I should also note that it is apparently relatively easy to buy a driver’s license here without driver’s training. Ah, corruption. Among its other undesirable consequences, it leads to the proliferation of irresponsible drivers.
Second, the people. Why? Because they continue to take moto-taxis—while people recognize that others have been killed taking them, they do not think that they, themselves, will be in an accident. (Burundians have told me this.) It’s one thing to understand that it’s Russian Roulette and take the risk anyway; it’s quite another to not recognize it at all. The argument that people who take moto-taxis do it because they can’t afford the car-taxis just isn’t credible—there are mini-buses that go everywhere in the city, and for a cheaper rate than the motos charge.
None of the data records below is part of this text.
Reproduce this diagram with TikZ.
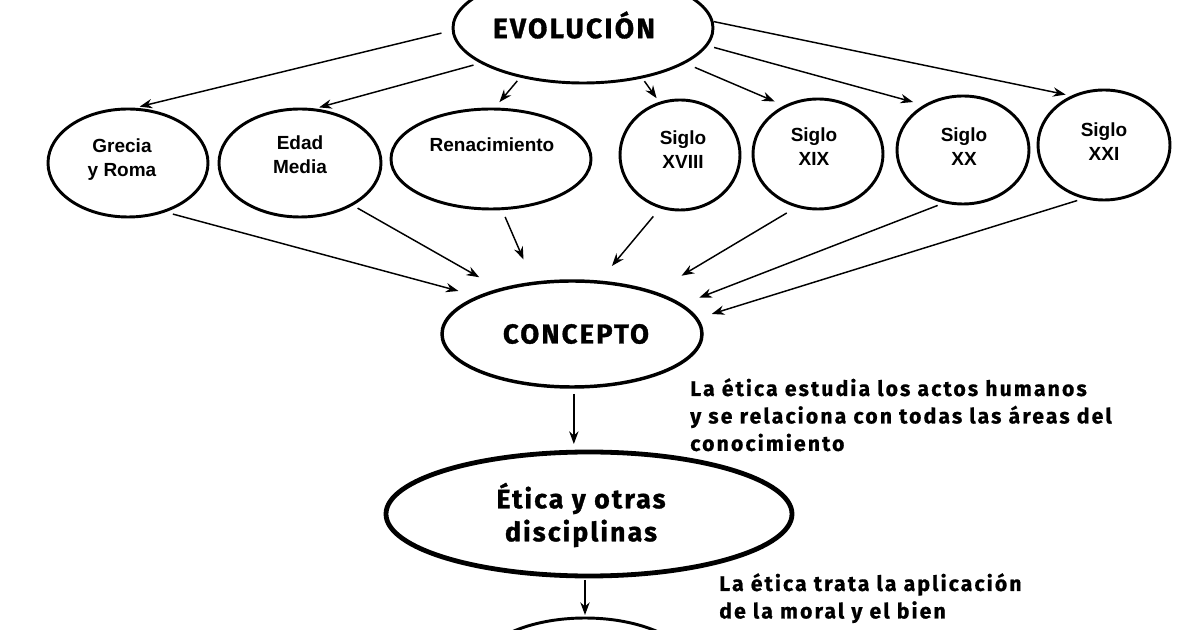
\documentclass[tikz,border=0pt]{standalone}
\usepackage{fontspec}
\setmainfont{Liberation Sans}
\newfontfamily\headfont[LetterSpace=8, BoldFeatures={FakeBold=1.2}]{Fira Sans}
\newfontfamily\bodyfont[LetterSpace=10, BoldFeatures={FakeBold=0.8}]{Fira Sans}
\usetikzlibrary{shapes.geometric,arrows.meta}
\tikzset{
  ell/.style={ellipse, draw, line width=2.2pt, inner sep=0pt, outer sep=0pt},
  sz/.style 2 args={minimum width=#1*0.75pt, minimum height=#2*0.75pt},
  lbl/.style={font=\bfseries\fontsize{14.25}{18}\selectfont, align=center, inner sep=0pt},
  head/.style={font=\headfont\bfseries\fontsize{21}{24}\selectfont, align=center, inner sep=0pt},
  body/.style={font=\bodyfont\bfseries\fontsize{15.9}{20.6}\selectfont, align=left, inner sep=0pt},
  arr/.style={line width=1.1pt, -{Stealth[length=9.5pt, width=7pt]}},
  gap/.style 2 args={shorten <=#1*0.75pt, shorten >=#2*0.75pt}
}
\begin{document}
\begin{tikzpicture}[x=0.75pt, y=-0.75pt]
\useasboundingbox (0,0) rectangle (1200,630);
% ellipses
\node[ell, sz={260}{110}] (evo) at (583,28) {};
\node[ell, sz={160}{108}] (grecia) at (128,163) {};
\node[ell, sz={162}{108}] (edad) at (300,163) {};
\node[ell, sz={200}{100}] (ren) at (491,159) {};
\node[ell, sz={120}{110}] (s18) at (680,155) {};
\node[ell, sz={130}{110}] (s19) at (818,154) {};
\node[ell, sz={132}{108}] (s20) at (963,150) {};
\node[ell, sz={132}{110}] (s21) at (1104,145) {};
\node[ell, sz={260}{106}, line width=2.6pt] (concept) at (572,334) {};
\node[ell, sz={406}{124}, line width=3.6pt] (etica) at (589,514) {};
\node[ell, sz={220}{110}] (final) at (585,673) {};
% texts
\node[head] (evot) at (574,25) {EVOLUCIÓN};
\node[lbl] (grecia-t) at (122,160) {Grecia\\y Roma};
\node[lbl] (edad-t) at (300,155) {Edad\\Media};
\node[lbl] (ren-t) at (492,145) {Renacimiento};
\node[lbl] (s18-t) at (683,150) {Siglo\\XVIII};
\node[lbl] (s19-t) at (814,147) {Siglo\\XIX};
\node[lbl] (s20-t) at (964,147) {Siglo\\XX};
\node[lbl] (s21-t) at (1104,142) {Siglo\\XXI};
\node[head, font=\headfont\bfseries\fontsize{20.5}{24}\selectfont] (concept-t) at (576,334) {CONCEPTO};
\node[head, font=\headfont\bfseries\fontsize{20}{24.75}\selectfont] (etica-t) at (581,515) {Ética y otras\\disciplinas};
\node[body, anchor=north west] (txt1) at (690,378) {La ética estudia los actos humanos\\y se relaciona con todas las áreas del\\conocimiento};
\node[body, anchor=north west] (txt2) at (719,573) {La ética trata la aplicación\\de la moral y el bien};
% arrows from EVOLUCION
\draw[arr, gap={12}{10}] (evo.181.6) -- (grecia.88);
\draw[arr, gap={9}{8}] (evo.199.2) -- (edad.78);
\draw[arr, gap={6}{9}] (evo.218.3) -- (ren.87);
\draw[arr, gap={5}{6}] (evo.320.4) -- (s18.111.6);
\draw[arr, gap={12}{12}] (evo.341.4) -- (s19.124.6);
\draw[arr, gap={8}{13}] (evo.352.2) -- (s20.130.5);
\draw[arr, gap={2}{8}] (evo.3.1) -- (s21.122);
% arrows to CONCEPTO
\draw[arr, gap={10}{22}] (grecia.306.9) -- (concept.158.6);
\draw[arr, gap={7}{25}] (edad.321.6) -- (concept.148.3);
\draw[arr, gap={9}{26}] (ren.282.4) -- (concept.127.9);
\draw[arr, gap={12}{21}] (s18.250.2) -- (concept.63.1);
\draw[arr, gap={13}{33}] (s19.249) -- (concept.27.4);
\draw[arr, gap={9}{20}] (s20.252.7) -- (concept.15.9);
\draw[arr, gap={9}{16}] (s21.251.3) -- (concept.7.3);
% vertical arrows
\draw[arr, gap={7}{8}] (concept.272) -- (concept.272 |- etica.north);
\draw[arr, gap={4}{3}] (final.north |- etica.south) -- (final.north);
\end{tikzpicture}
\end{document}
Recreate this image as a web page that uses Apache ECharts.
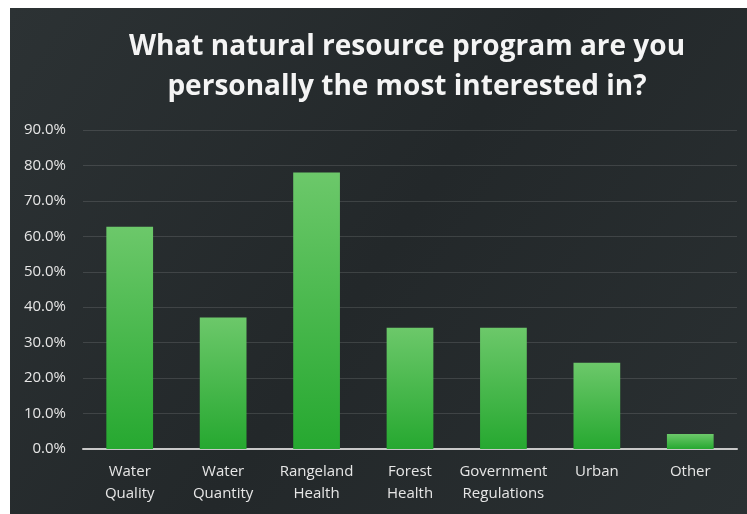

They are also, comparatively, safer.
At the rate of accidents in this city, it’s hard to believe that there isn’t a critical mass of people who have been impacted. I would hope that, in this country, which has some degree of political freedom and opposition (however imperfect), such people would demand changes and increased accountability from their government. I have to grant that self-organizing for a cause may not be a frequent practice, though. That kind of political activism takes time to develop.
What’s the solution? Oh, let me count the ways. But the simplest would be to better use the Burundian police by having them direct traffic and issue fines to motos who drive poorly, who don’t have driver’s licenses, and who do not have helmets (for themselves and their passengers), and not just avail them once an accident has occurred.